Chopped pecans: No need for perfectly even bits. I kind of love the rustic look of random sizes. Toast them first if you have time—it adds a nutty, bakery-style flavor that’s next level.
Directions
- Prep your pan and oven: Set your oven to 350°F (175°C). Line an 8-inch square baking pan with parchment (leave extra hanging over the sides for easy lifting). Trust me, your future self will thank you at clean-up time.
- Make the crust: In a medium bowl, stir together your flour, brown sugar, and salt. Then, work in the cold, cubed butter with your fingertips until you have a bowl of rough, moist crumbs. It should stick together a bit if you pinch it. (Kitchen hack: Get the kids involved—my daughter loves this part!)
- Press and bake: Pour the crumbly dough into the pan and press it evenly across the bottom—hands are perfect, or use the bottom of a glass if you want tidy edges. Bake for about 15 minutes, just until the edges start turning gold and your house smells like pure heaven.
- Mix the filling: While that crust is doing its thing, whisk together the corn syrup, sugar, eggs, vanilla, and melted butter. Once smooth, add the chopped pecans and stir. Try not to sample the filling—hardest part of the recipe, honestly.
- Fill and bake again: Pour the pecan mixture right over your hot crust. Gently spread into the corners with a spatula. Slide it back in the oven for 20–25 minutes, until the center is just set but still gives a little wobble when you jiggle the pan.
- Cool completely: The hardest part! Let the bars sit in the pan on a rack until thoroughly cool—at least 30 minutes. For neatest slices (the kind that actually look like the pictures!), chill them in the fridge for an hour. Use the parchment “handles” to lift bars out and slice. If you want to get fancy, wipe the knife between cuts.
- Serve and enjoy: Eat them just as they are, dust with a little powdered sugar, or go wild and drizzle with caramel sauce. Zero judgment—do what makes your sweet tooth happy!
Variations
Sometimes you just want to shake it up, right? Here are my favorite twists:
- Chocolate pecan bars: Toss a big handful of chocolate chips into the filling. The combo is beyond dreamy, especially when the bars are still a little warm.
- Maple and cinnamon: Swap maple syrup for the corn syrup and whisk in a half teaspoon of cinnamon. This is my go-to for chilly fall mornings with coffee!
- Bourbon pecan: Stir a tablespoon of bourbon right into the filling and finish the bars with a sprinkle of flaky sea salt. Makes them taste bakery-fancy with barely any extra work.
- Nut-free option: Use sunflower seeds or big coconut flakes instead of pecans. (Great for those school parties with nut restrictions!)
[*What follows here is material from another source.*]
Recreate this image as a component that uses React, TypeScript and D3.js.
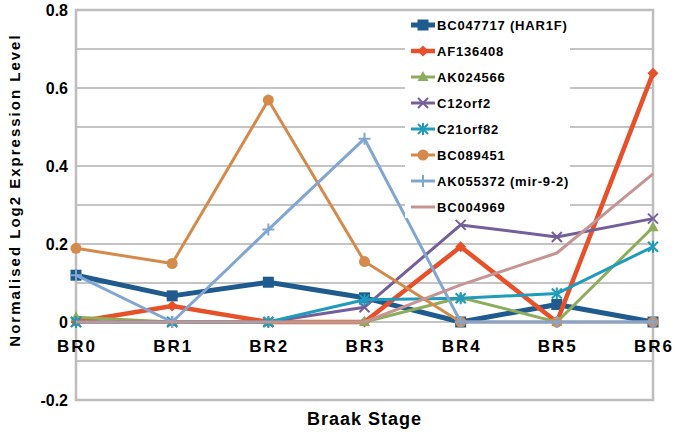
import React from "react";
import * as d3 from "d3";

const stages = ["BR0", "BR1", "BR2", "BR3", "BR4", "BR5", "BR6"];
const yTicks = [-0.2, 0, 0.2, 0.4, 0.6, 0.8];
const yGrid = [-0.1, 0, 0.1, 0.2, 0.3, 0.4, 0.5, 0.6, 0.7];

const seriesNames = [
  "BC047717 (HAR1F)",
  "AF136408",
  "AK024566",
  "C12orf2",
  "C21orf82",
  "BC089451",
  "AK055372 (mir-9-2)",
  "BC004969",
];
const seriesColors = ["#1f5b8e", "#e8502a", "#8cad5a", "#755f99", "#1f9bbd", "#d58a4b", "#82a6d3", "#c79494"];
const seriesMarkers = ["square", "diamond", "triangle", "x", "star", "circle", "plus", "none"];
const seriesWidths = [5, 4.5, 3, 3, 3, 3, 3, 3];

const bc047717 = [0.12, 0.067, 0.102, 0.062, 0, 0.045, 0];
const af136408 = [0, 0.041, 0, 0, 0.193, 0, 0.638];
const ak024566 = [0.012, 0, 0, 0, 0.063, 0, 0.243];
const c12orf2 = [0, 0, 0, 0.038, 0.249, 0.218, 0.265];
const c21orf82 = [0, 0, 0, 0.057, 0.061, 0.073, 0.193];
const bc089451 = [0.189, 0.15, 0.569, 0.155, 0, 0, 0];
const ak055372 = [0.12, 0, 0.237, 0.47, 0, 0, 0];
const bc004969 = [0, 0, 0, 0, 0.095, 0.177, 0.38];

const seriesValues = [bc047717, af136408, ak024566, c12orf2, c21orf82, bc089451, ak055372, bc004969];

const FONT = "'Liberation Sans', Arial, sans-serif";

function Marker({ type, x, y, color }: { type: string; x: number; y: number; color: string }) {
  switch (type) {
    case "square":
      return <rect x={x - 5.5} y={y - 5.5} width={11} height={11} fill={color} />;
    case "diamond":
      return <path d={`M${x},${y - 5.5}L${x + 5.5},${y}L${x},${y + 5.5}L${x - 5.5},${y}Z`} fill={color} />;
    case "triangle":
      return <path d={`M${x},${y - 6}L${x + 5.5},${y + 4}L${x - 5.5},${y + 4}Z`} fill={color} />;
    case "circle":
      return <circle cx={x} cy={y} r={5.5} fill={color} />;
    case "x":
      return (
        <path d={`M${x - 5},${y - 5}L${x + 5},${y + 5}M${x - 5},${y + 5}L${x + 5},${y - 5}`} stroke={color} strokeWidth={2} />
      );
    case "star":
      return (
        <path
          d={`M${x - 5},${y - 5}L${x + 5},${y + 5}M${x - 5},${y + 5}L${x + 5},${y - 5}M${x},${y - 6}L${x},${y + 6}`}
          stroke={color}
          strokeWidth={2}
        />
      );
    case "plus":
      return <path d={`M${x - 6},${y}L${x + 6},${y}M${x},${y - 6}L${x},${y + 6}`} stroke={color} strokeWidth={2} />;
    default:
      return null;
  }
}

export default function App() {
  const W = 677;
  const H = 432;
  const left = 76;
  const right = 653;
  const top = 10;
  const bottom = 400;

  const x = d3.scalePoint<string>().domain(stages).range([left, right]);
  const y = d3.scaleLinear().domain([-0.2, 0.8]).range([bottom, top]);
  const line = d3
    .line<number>()
    .x((_, i) => x(stages[i]) as number)
    .y((d) => y(d));

  const legX = 411;
  const legY0 = 25;
  const legStep = 26;

  return (
    <svg width={W} height={H} style={{ position: "absolute", left: 0, top: 0, background: "#fff" }}>
      <rect x={0} y={0} width={W} height={H} fill="#fff" />
      {yGrid.map((g) => (
        <line key={g} x1={left} x2={right} y1={y(g)} y2={y(g)} stroke="#c4c4c4" strokeWidth={2} />
      ))}
      <rect x={left} y={top} width={right - left} height={bottom - top} fill="none" stroke="#bdbdbd" strokeWidth={2.5} />
      {yTicks.map((t) => (
        <text
          key={t}
          x={68}
          y={y(t)}
          dy="0.36em"
          textAnchor="end"
          fontFamily={FONT}
          fontWeight="bold"
          fontSize={16}
        >
          {t === 0 ? "0" : t.toFixed(1)}
        </text>
      ))}
      {stages.map((s) => (
        <text
          key={s}
          x={(x(s) as number) + 1}
          y={y(-0.06)}
          dy="0.36em"
          textAnchor="middle"
          fontFamily={FONT}
          fontWeight="bold"
          fontSize={17}
          letterSpacing={2}
        >
          {s}
        </text>
      ))}
      {seriesValues.map((vals, si) => (
        <g key={seriesNames[si]}>
          <path d={line(vals) || ""} fill="none" stroke={seriesColors[si]} strokeWidth={seriesWidths[si]} strokeLinejoin="round" />
          {vals.map((v, i) => (
            <Marker key={i} type={seriesMarkers[si]} x={x(stages[i]) as number} y={y(v)} color={seriesColors[si]} />
          ))}
        </g>
      ))}
      <rect x={405} y={12} width={165} height={206} fill="#fff" />
      {seriesNames.map((n, i) => {
        const ly = legY0 + i * legStep;
        return (
          <g key={n}>
            <line x1={legX} x2={legX + 24} y1={ly} y2={ly} stroke={seriesColors[i]} strokeWidth={seriesWidths[i]} />
            <Marker type={seriesMarkers[i]} x={legX + 12} y={ly} color={seriesColors[i]} />
            <text
              x={legX + 26}
              y={ly}
              dy="0.36em"
              fontFamily={FONT}
              fontWeight="bold"
              fontSize={13}
              letterSpacing={0.8}
            >
              {n}
            </text>
          </g>
        );
      })}
      <text
        transform={`translate(15,${(top + bottom) / 2 - 15}) rotate(-90)`}
        textAnchor="middle"
        dy="0.36em"
        fontFamily={FONT}
        fontWeight="bold"
        fontSize={15}
        letterSpacing={2}
      >
        Normalised Log2 Expression Level
      </text>
      <text
        x={(left + right) / 2}
        y={419}
        dy="0.36em"
        textAnchor="middle"
        fontFamily={FONT}
        fontWeight="bold"
        fontSize={18}
        letterSpacing={1}
      >
        Braak Stage
      </text>
    </svg>
  );
}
- Salted caramel swirl: Before baking, drizzle caramel sauce over the filling, swirl with a knife, and sprinkle with sea salt. These disappear at every neighborhood potluck—no joke.
Storage & Reheating Tips
One of the reasons I truly love these bars? They’re just as easy-going after baking. Store them in an airtight container at room temp for a couple days (if they last that long)—or stash them in the fridge for up to five. They taste even chewier on the second day, and I promise I won’t tell if you eat them for breakfast with your coffee. If you need to hide a few for yourself, they freeze perfectly: just layer with parchment and tuck in a zip-top bag. When the craving hits, let a bar thaw on the counter or, for instant satisfaction, microwave it for about 8 seconds. Suddenly the edges go all tender and the middle is warm and gooey—dangerously good.
FAQs
Can I use dark brown sugar?
You sure can! It’ll give the bars an even cozier, almost smoky note that I especially love as soon as the leaves start turning.
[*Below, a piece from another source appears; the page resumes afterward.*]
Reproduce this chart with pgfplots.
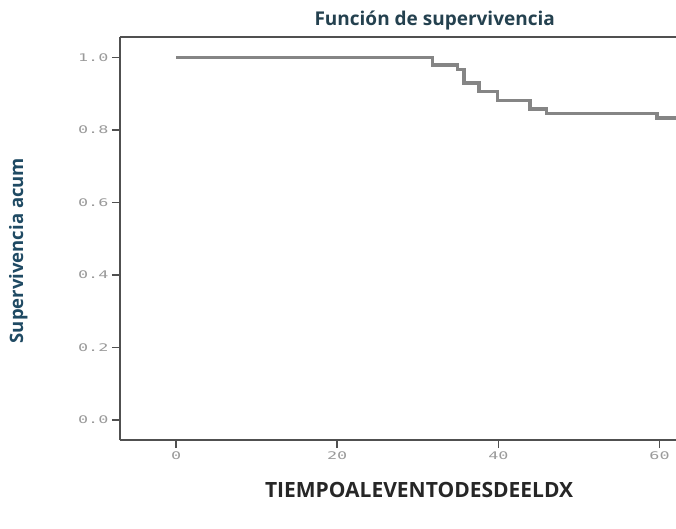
\documentclass[border=0pt]{standalone}
\usepackage{pgfplots}
\pgfplotsset{compat=1.18}
\usepackage{fontspec}
\setmainfont{Open Sans}
\newfontfamily\tickfont{DejaVu Sans Mono}
\definecolor{frame}{HTML}{505050}
\definecolor{curvec}{HTML}{858585}
\definecolor{ttl}{HTML}{24414F}
\definecolor{ylab}{HTML}{1F4A63}
\definecolor{tickc}{HTML}{9A9A9A}
\begin{document}
\begin{tikzpicture}[x=1pt,y=1pt]
\begin{axis}[
 at={(0,0)}, anchor=south west,
 scale only axis, width=556pt, height=403pt,
 xmin=-6.96, xmax=62.04, ymin=-0.055, ymax=1.0566,
 clip=false,
 axis lines=left, axis line style={-, draw=frame, line width=2.2pt},
 xtick={0,20,40,60}, ytick={0,0.2,0.4,0.6,0.8,1.0},
 yticklabel={\scalebox{1.6}[1]{\pgfmathprintnumber[fixed,fixed zerofill,precision=1]{\tick}}},
 xticklabel={\scalebox{1.6}[1]{\pgfmathprintnumber{\tick}}},
 tick style={draw=frame, line width=1.6pt},
 tick align=outside, major tick length=8pt,
 tick label style={font=\tickfont\fontsize{10.5}{12}\selectfont, text=tickc},
 /pgf/number format/assume math mode=true,
]
\addplot[const plot, curvec, line width=3.6pt] coordinates {
 (0,1) (31.8,0.979) (34.9,0.967) (35.75,0.930) (37.6,0.906) (39.9,0.881)
 (43.9,0.858) (45.95,0.846) (59.7,0.834) (62.04,0.834)};
\draw[frame, line width=2.2pt] (rel axis cs:0,1) -- (rel axis cs:1,1);
\node[text=ttl, font=\fontsize{19}{22}\selectfont\bfseries] at (axis description cs:0.566,1.04) {Función de supervivencia};
\node[text=ylab, font=\fontsize{18.5}{22}\selectfont\bfseries, rotate=90] at (axis description cs:-0.183,0.47) {Supervivencia acum};
\node[text=black!85, font=\fontsize{21}{24}\selectfont\bfseries] at (axis description cs:0.538,-0.125) {TIEMPOALEVENTODESDEELDX};
\end{axis}
\pgfresetboundingbox
\useasboundingbox (-120,-88) rectangle (556,440);
\end{tikzpicture}
\end{document}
Why did my bars sink in the center?
That usually means the crust didn’t bake quite long enough, or maybe the filling got mixed a touch too much. Next time, give the crust a little extra oven time until lightly gold, and just whisk the filling gently to bring it together.
How do I get super clean slices?
Chill, chill, chill! Letting the bars get good and cold before cutting makes all the difference. Wipe your knife between slices (or dip it in hot water if you want to look like you belong on TV). But real talk—the crumbly edges are always the best bites anyway!
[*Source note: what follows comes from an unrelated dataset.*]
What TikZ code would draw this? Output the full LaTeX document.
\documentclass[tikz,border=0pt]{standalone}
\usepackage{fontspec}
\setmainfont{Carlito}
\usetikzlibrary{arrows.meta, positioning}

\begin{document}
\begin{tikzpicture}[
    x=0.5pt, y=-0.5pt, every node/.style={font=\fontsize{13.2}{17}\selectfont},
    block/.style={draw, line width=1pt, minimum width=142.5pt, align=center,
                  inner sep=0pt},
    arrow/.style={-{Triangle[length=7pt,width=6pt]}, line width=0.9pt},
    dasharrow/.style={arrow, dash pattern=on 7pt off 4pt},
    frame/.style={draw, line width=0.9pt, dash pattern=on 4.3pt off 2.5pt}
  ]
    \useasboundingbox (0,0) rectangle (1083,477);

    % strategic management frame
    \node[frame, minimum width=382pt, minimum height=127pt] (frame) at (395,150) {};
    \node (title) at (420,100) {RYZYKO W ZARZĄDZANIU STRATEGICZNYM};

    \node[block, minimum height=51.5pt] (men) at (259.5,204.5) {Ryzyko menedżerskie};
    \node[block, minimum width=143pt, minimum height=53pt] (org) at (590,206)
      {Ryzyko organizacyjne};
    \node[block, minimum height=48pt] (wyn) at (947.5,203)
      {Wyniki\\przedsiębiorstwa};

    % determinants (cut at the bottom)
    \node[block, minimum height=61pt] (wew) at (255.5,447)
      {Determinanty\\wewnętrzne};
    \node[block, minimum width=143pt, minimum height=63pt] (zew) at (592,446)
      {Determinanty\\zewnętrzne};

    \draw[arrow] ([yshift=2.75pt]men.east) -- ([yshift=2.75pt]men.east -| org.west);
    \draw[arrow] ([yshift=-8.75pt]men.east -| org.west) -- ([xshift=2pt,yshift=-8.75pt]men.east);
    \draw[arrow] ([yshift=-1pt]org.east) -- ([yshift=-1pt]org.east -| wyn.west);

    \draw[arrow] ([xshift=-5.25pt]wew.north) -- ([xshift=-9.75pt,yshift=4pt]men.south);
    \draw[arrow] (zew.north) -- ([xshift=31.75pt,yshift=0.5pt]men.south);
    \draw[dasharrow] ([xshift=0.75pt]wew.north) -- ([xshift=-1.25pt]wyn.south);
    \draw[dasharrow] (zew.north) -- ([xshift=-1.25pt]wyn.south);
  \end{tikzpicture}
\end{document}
Can I skip the corn syrup?
Absolutely. Substitute honey or maple syrup if you like, though the filling will be a bit runnier. If it seems too loose, stir in a teaspoon of flour and you’re back in business.
So if you’re craving that comforting, “I survived the week!” kind of pecan pie hug—but you’re just not up for wrestling with pie dough—these Lazy Pecan Pie Bars are calling your name. Whip up a pan for your next book club night, bake sale, or spontaneous Thursday-night dessert (no excuse needed). And if you try out a wild variation or put your own spin on them, come let me know in the comments—I love hearing how these treats sneak their way into your family’s traditions. Happy baking, friend! I truly hope these sweet bars become a little comfort classic in your kitchen, too.
Lazy Pecan Pie Bars
Ingredients
- 1 cup all-purpose flour for crust
- 1/3 cup light brown sugar packed, for crust
- 1/4 tsp salt for crust
- 1/2 cup unsalted butter cold, cubed, for crust
- 1/2 cup corn syrup for filling
- 1/2 cup granulated sugar for filling
- 2 large eggs for filling
- 2 tsp vanilla extract for filling
- 1 tbsp butter melted, for filling
- 1 1/2 cups chopped pecans for filling
Instructions
- Set your oven to 350°F (175°C). Line an 8-inch square baking pan with parchment paper, leaving an overhang on the sides.
- In a medium bowl, combine the all-purpose flour, packed light brown sugar, and salt. Add the cold, cubed butter and blend with a pastry cutter or fingers until it forms coarse crumbs. Transfer to the pan and press into an even layer. Bake for 15 minutes or until lightly golden.
- While the crust bakes, whisk together the corn syrup, granulated sugar, eggs, vanilla, and melted butter until smooth. Stir in the chopped pecans, ensuring even distribution.
- Once the crust is done, remove it from the oven and pour the pecan filling over the hot crust, spreading it evenly if needed.
- Return the pan to the oven and bake for 20-25 minutes, until the filling is set and slightly puffed. The center should have a slight jiggle but not be overly liquid.
- Allow the bars to cool fully in the pan on a wire rack. Lift the bars out using the parchment overhang, transfer to a cutting board, and slice into squares.
- If desired, sprinkle a light dusting of powdered sugar over the bars before serving.